As the stars nervously hand over an object for Tyler to touch and gain a “presence” from, he begins to ask a series of vague questions (“Do you know any ‘A’ names?”) whilst distractedly doodling on a pad. His routine is that of a “far-out” valley girl than the comical demonic turns of Acorah and his spirit guide Sam.  When he’s not being ambiguous he has a flair for the obvious. “Is there another ‘J’ in your family?” he eagerly inquires after Jax from Vanderpump Rules says that his grandfather and grandmother were Joseph and Josephine.

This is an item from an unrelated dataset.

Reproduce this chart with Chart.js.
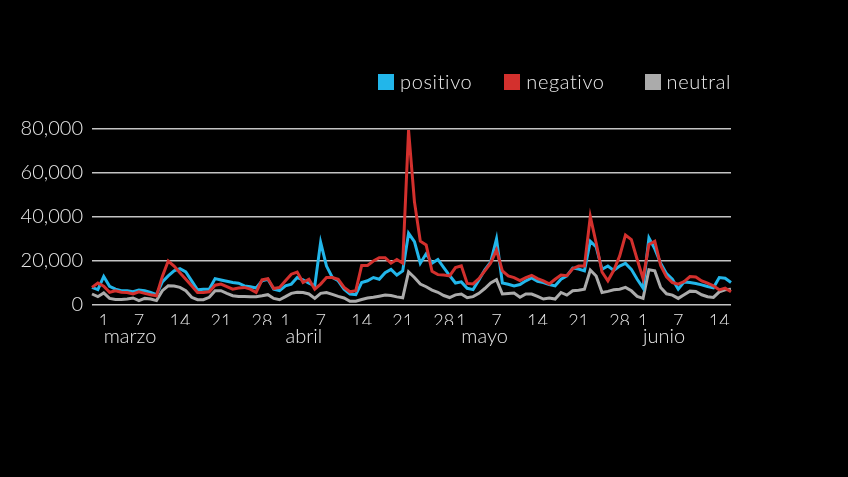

This is no Personal Shopper-style macabre magic – this is Fisher-Price voodoo at work. 

 What he tends to unearth are heartfelt tales of family loss that have either been discussed elsewhere or stories that the subjects offer up; like his less-classy contemporaries, he relies on their willingness to overshare. This dependence on the stars to divulge depressing anecdotes gives it the feel of a haunted chat show, a psychic Piers Morgan or Who Do You Think You Are? (minus the historical evidence) mixed with those predictable talent show sob stories.

Unwavering belief

This can be charming when it is comedian Tituss Burgess reminiscing about his grandmother, talking about how she changed his life with her unwavering belief in him. These genuine stories are worth more than all the sketchy “feelings” and psychobabble, but things take a grim, exploitative turn when actor Chad Michael Murray uses the show to “gain closure” on his family’s bleak past. Mediums rarely deal in the definitive, and when Murray asks Henry (who is supposedly communing with the actor’s dead grandmother) if she committed suicide or was murdered by his grandfather, the boy-wonder’s shop mannequin features arrange themselves in a pensive grimace before he hesitantly confirms that it was suicide rather than a domestic violence issue.

“This gives me more love for my grandfather,” the ’90s teen heartthrob exclaims. Whilst expounding on Henry’s great “gift”, he wonders if this news will repair his fractious relationship with his estranged mother, but Tyler Henry only deals in the afterlife, not aftercare, and slips away to wait for his mother to ferry him off into the mystic via Mulholland Drive.